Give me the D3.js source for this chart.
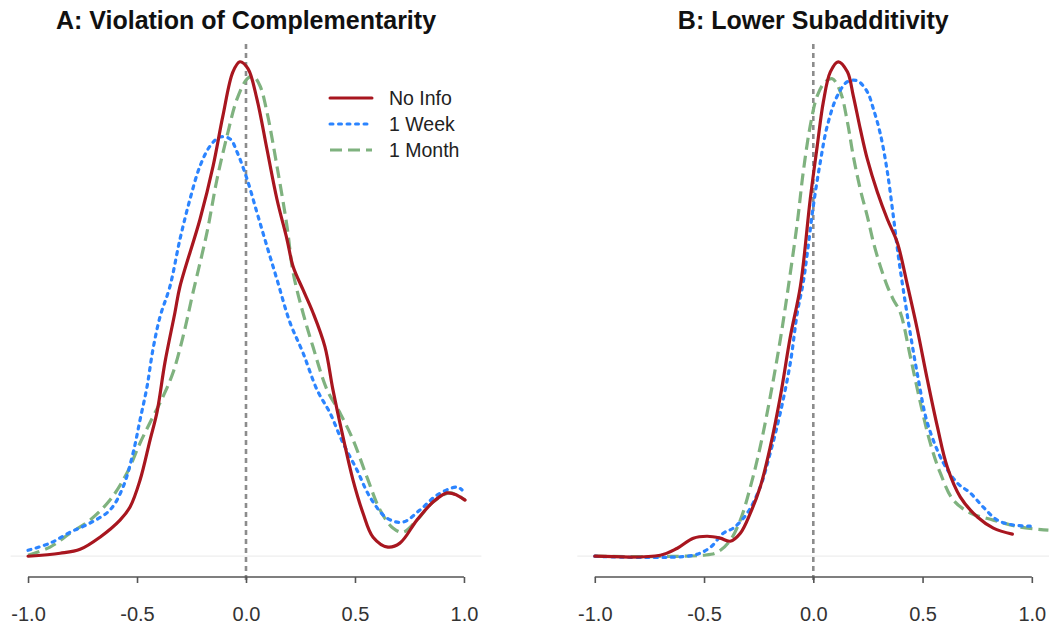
<!DOCTYPE html>
<html>
<head>
<meta charset="utf-8">
<script src="https://cdn.jsdelivr.net/npm/d3@7"></script>
<style>
  html, body { margin: 0; padding: 0; background: #fff; }
  svg { display: block; }
</style>
</head>
<body>
<svg id="chart" width="1049" height="630"></svg>
<script>
// ---------- data ----------
const seriesNames = ["No Info", "1 Week", "1 Month"];
const panelTitles = ["A: Violation of Complementarity", "B: Lower Subadditivity"];
const xTicks = [-1.0, -0.5, 0.0, 0.5, 1.0];
const xTickLabels = ["-1.0", "-0.5", "0.0", "0.5", "1.0"];

// Panel A
const aNoInfoX = [-1.0,-0.853,-0.761,-0.670,-0.578,-0.532,-0.486,-0.440,-0.408,-0.372,-0.326,-0.303,-0.211,-0.151,-0.106,-0.060,-0.028,0.009,0.050,0.096,0.142,0.188,0.216,0.261,0.307,0.362,0.399,0.445,0.491,0.537,0.583,0.651,0.706,0.784,0.858,0.922,0.968,1.005];
const aNoInfoY = [0,0.012,0.028,0.077,0.146,0.199,0.308,0.471,0.584,0.783,0.986,1.091,1.363,1.578,1.781,1.959,2.0,1.972,1.850,1.647,1.444,1.282,1.172,1.079,0.986,0.848,0.673,0.483,0.308,0.174,0.077,0.037,0.053,0.146,0.219,0.256,0.247,0.227];
const aWeekX = [-1.0,-0.899,-0.807,-0.716,-0.624,-0.564,-0.518,-0.486,-0.454,-0.427,-0.394,-0.349,-0.303,-0.257,-0.211,-0.165,-0.119,-0.073,-0.041,0.005,0.050,0.096,0.142,0.202,0.261,0.326,0.385,0.445,0.509,0.569,0.647,0.720,0.798,0.876,0.968,0.991];
const aWeekY = [0.024,0.053,0.097,0.134,0.187,0.280,0.418,0.552,0.686,0.836,0.970,1.091,1.282,1.444,1.578,1.659,1.696,1.688,1.635,1.525,1.391,1.254,1.120,0.945,0.824,0.673,0.580,0.458,0.349,0.239,0.154,0.138,0.187,0.247,0.280,0.268];
const aMonthX = [-1.0,-0.899,-0.807,-0.716,-0.624,-0.546,-0.486,-0.427,-0.381,-0.335,-0.289,-0.243,-0.179,-0.133,-0.087,-0.041,0.005,0.032,0.064,0.096,0.142,0.188,0.216,0.261,0.307,0.372,0.431,0.491,0.555,0.615,0.674,0.720,0.784,0.858,0.936,1.005];
const aMonthY = [0.004,0.037,0.093,0.146,0.227,0.337,0.458,0.564,0.645,0.742,0.888,1.067,1.310,1.525,1.700,1.850,1.931,1.943,1.903,1.797,1.578,1.335,1.148,0.986,0.848,0.673,0.580,0.471,0.320,0.187,0.114,0.097,0.146,0.219,0.256,0.227];

// Panel B
const bNoInfoX = [-1.0,-0.700,-0.622,-0.549,-0.485,-0.426,-0.380,-0.334,-0.288,-0.243,-0.197,-0.151,-0.105,-0.059,-0.014,0.018,0.046,0.078,0.114,0.156,0.183,0.215,0.247,0.293,0.339,0.384,0.430,0.476,0.522,0.568,0.613,0.673,0.751,0.824,0.911];
const bNoInfoY = [0,0.005,0.042,0.095,0.105,0.095,0.079,0.121,0.227,0.364,0.575,0.839,1.155,1.419,1.878,2.157,2.389,2.547,2.6,2.547,2.421,2.247,2.089,1.915,1.772,1.651,1.429,1.192,0.928,0.680,0.469,0.311,0.206,0.148,0.116];
const bWeekX = [-1.0,-0.549,-0.471,-0.412,-0.366,-0.302,-0.243,-0.197,-0.151,-0.105,-0.073,-0.046,-0.027,0.0,0.032,0.064,0.110,0.156,0.201,0.247,0.275,0.307,0.339,0.366,0.389,0.412,0.444,0.481,0.522,0.595,0.659,0.719,0.778,0.842,0.915,0.993];
const bWeekY = [0,0.005,0.047,0.121,0.148,0.227,0.364,0.543,0.754,1.018,1.282,1.440,1.598,1.841,2.073,2.263,2.421,2.495,2.500,2.442,2.352,2.220,2.020,1.790,1.580,1.400,1.170,0.928,0.701,0.491,0.385,0.332,0.258,0.190,0.164,0.158];
const bMonthX = [-1.0,-0.503,-0.439,-0.380,-0.334,-0.288,-0.243,-0.197,-0.151,-0.114,-0.073,-0.046,-0.014,0.018,0.055,0.087,0.124,0.156,0.183,0.215,0.247,0.275,0.307,0.339,0.366,0.398,0.444,0.490,0.535,0.581,0.641,0.719,0.824,0.947,1.076];
const bMonthY = [0,0.005,0.021,0.084,0.190,0.364,0.575,0.839,1.139,1.419,1.756,2.020,2.263,2.421,2.495,2.511,2.442,2.284,2.104,1.930,1.788,1.651,1.524,1.419,1.350,1.282,1.050,0.807,0.596,0.438,0.295,0.227,0.190,0.153,0.137];

const panelSeries = [
  [[aNoInfoX, aNoInfoY], [aWeekX, aWeekY], [aMonthX, aMonthY]],
  [[bNoInfoX, bNoInfoY], [bWeekX, bWeekY], [bMonthX, bMonthY]]
];

// ---------- style ----------
const colors = ["#a8161f", "#2b84ff", "#7fb27f"];
const dashes = [null, "3,5.5", "12,6"];
const caps = ["round", "round", "butt"];

const svg = d3.select("#chart");
const panels = [
  {left: 10.6, right: 481.4},
  {left: 577.3, right: 1049.3}
];
const plotTop = 42, plotBottom = 576;

panels.forEach((p, i) => {
  const data = panelSeries[i];
  const ymax = d3.max(data, s => d3.max(s[1]));
  const x = d3.scaleLinear().domain([-1.08, 1.08]).range([p.left, p.right]);
  const y = d3.scaleLinear().domain([-0.04 * ymax, 1.04 * ymax]).range([plotBottom, plotTop]);
  const g = svg.append("g");

  const clipId = "clip" + i;
  svg.append("clipPath").attr("id", clipId).append("rect")
    .attr("x", p.left).attr("y", plotTop).attr("width", p.right - p.left).attr("height", plotBottom - plotTop);

  // baseline at 0
  g.append("line")
    .attr("x1", p.left).attr("x2", p.right)
    .attr("y1", y(0)).attr("y2", y(0))
    .attr("stroke", "#eeeeee").attr("stroke-width", 1.2);

  // vertical reference at 0
  g.append("line")
    .attr("x1", x(0)).attr("x2", x(0))
    .attr("y1", plotTop + 2).attr("y2", plotBottom + 6)
    .attr("stroke", "#8c8c8c").attr("stroke-width", 2.6)
    .attr("stroke-dasharray", "5,4");

  // density curves
  const line = d3.line().x(d => x(d[0])).y(d => y(Math.max(0, d[1]))).curve(d3.curveCatmullRom.alpha(0.5));
  const cg = g.append("g").attr("clip-path", `url(#${clipId})`);
  [2, 1, 0].forEach(k => {
    const pts = d3.zip(data[k][0], data[k][1]);
    cg.append("path")
      .attr("d", line(pts))
      .attr("fill", "none")
      .attr("stroke", colors[k])
      .attr("stroke-width", 3.2)
      .attr("stroke-linecap", caps[k])
      .attr("stroke-linejoin", "round")
      .attr("stroke-dasharray", dashes[k]);
  });

  // x axis
  const axis = d3.axisBottom(x).tickValues(xTicks).tickFormat((d, j) => xTickLabels[j]).tickSize(6).tickSizeOuter(0);
  const ag = g.append("g").attr("transform", `translate(0,${plotBottom + 1})`).call(axis);
  ag.select(".domain").attr("stroke", "#555").attr("stroke-width", 1.6)
    .attr("d", `M${x(-1)},0H${x(1)}`);
  ag.selectAll(".tick line").attr("stroke", "#555").attr("stroke-width", 1.6);
  ag.selectAll(".tick text")
    .attr("y", 44).attr("dy", 0)
    .attr("fill", "#333")
    .style("font-family", "'Liberation Sans', Arial, sans-serif")
    .style("font-size", "20px");

  // title
  svg.append("text")
    .attr("x", x(0)).attr("y", 29)
    .attr("text-anchor", "middle")
    .style("font-family", "'Liberation Sans', Arial, sans-serif")
    .style("font-size", "25px").style("font-weight", "bold")
    .attr("fill", "#111")
    .text(panelTitles[i]);
});

// legend (panel A)
const legend = svg.append("g");
const legendY = d3.scalePoint().domain(seriesNames).range([98, 150]);
seriesNames.forEach((name, k) => {
  legend.append("line")
    .attr("x1", 330).attr("x2", 372)
    .attr("y1", legendY(name)).attr("y2", legendY(name))
    .attr("stroke", colors[k]).attr("stroke-width", 3)
    .attr("stroke-linecap", caps[k])
    .attr("stroke-dasharray", dashes[k]);
  legend.append("text")
    .attr("x", 389).attr("y", legendY(name))
    .attr("dy", "0.36em")
    .style("font-family", "'Liberation Sans', Arial, sans-serif")
    .style("font-size", "19.5px")
    .attr("fill", "#222")
    .text(name);
});
</script>
</body>
</html>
----------
**Task**
Find every line with "chart" in the listing and state how many there are, nothing else.

**Completed exercise**
3